La cover dell’album ad opera di un sempre in forma
Chris Moyen ci introduce al nuovo lavoro dei finnici
Archgoat, “
The luciferian crown”, uscito sotto l’egida della
Debemur Morti Productions, etichetta che, da quasi un decennio, diffonde il luciferino verbo del duo
Lord Angelslayer/Ritual Butcherer.
Per coloro che si avvicinano per la prima volta alla band, gli
Archgoat sono uno dei più ferali, vecchi e longevi gruppi black metal provenienti dalla Terra dei 1000 Laghi. Per nulla inclini al compromesso, sono una di quelle band portabandiera del black metal satanico per eccellenza, quello in cui la musica è il privilegiato veicolo tramite il quale esprimere il pieno disprezzo per il cristianesimo e i suoi simboli.
Detto questo,
“The luciferian crown” continua il discorso sospeso nel 2015 con la pubblicazione di “
The apocalyptic triumphator”, il black metal d’assalto vede sempre più costante l’inserimento di precisi rallentamenti che non disdegnano la discensa in mid-tempo pregni di groove.
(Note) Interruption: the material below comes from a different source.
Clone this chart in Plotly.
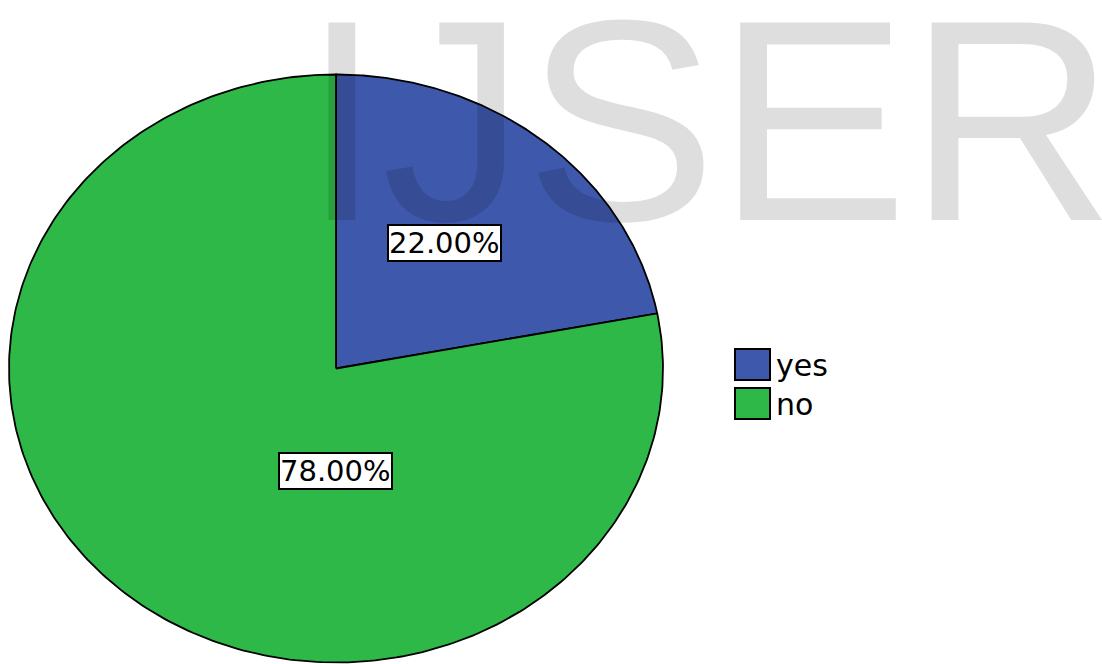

Sì groove, avete letto bene.
E’ un dato di fatto che gli
Archgoat del 2018 non puntino al puro caos sonoro, hanno reso la loro proposta più “accessibile” (virgolettato obbligatorio mi raccomando, prendere cum grano salis), ed in questo senso si sono mossi scegliendo una produzione meno confusa – risultano comprensibilissimi sia i samples utilizzati che le linee di tastiera presenti in alcuni brani – e un cantato meno gutturale e belluino rispetto al passato.
Prendete ad esempio “
The obsidian flame (from my depths)”: l’incedere sulfureo e cadenzato di un riff semplice ma d’effetto, le sottili linee di tastiera in sottofondo, il cantato di un officiante
Lord Angelslayer… sembrerà strano a chi ha consumato allo sfinimento
“Whore of Bethlehem” eppure funziona!
Le canzoni sono meno istintive e più sfaccettate -
“The luciferian crown” brucia lento ma costante per tutti i suoi 36 minuti scarsi di durata – e credo che i vecchi fan probabilmente gli rimprovereranno di aver perso qualcosa in esplosività anche se le canzoni dove si pigia sull’acceleratore non mancano e picchiano forte (v.
“Jesus Christ father of lies” o
“Darkness has returned”).
Oggettivamente abbiamo fra le mani un buon disco, vario, dinamico ed intenso, e per questi aspetti va apprezzato. Lamentarsi che non è un “
Angelcunt” pt. seconda serve a ben poco.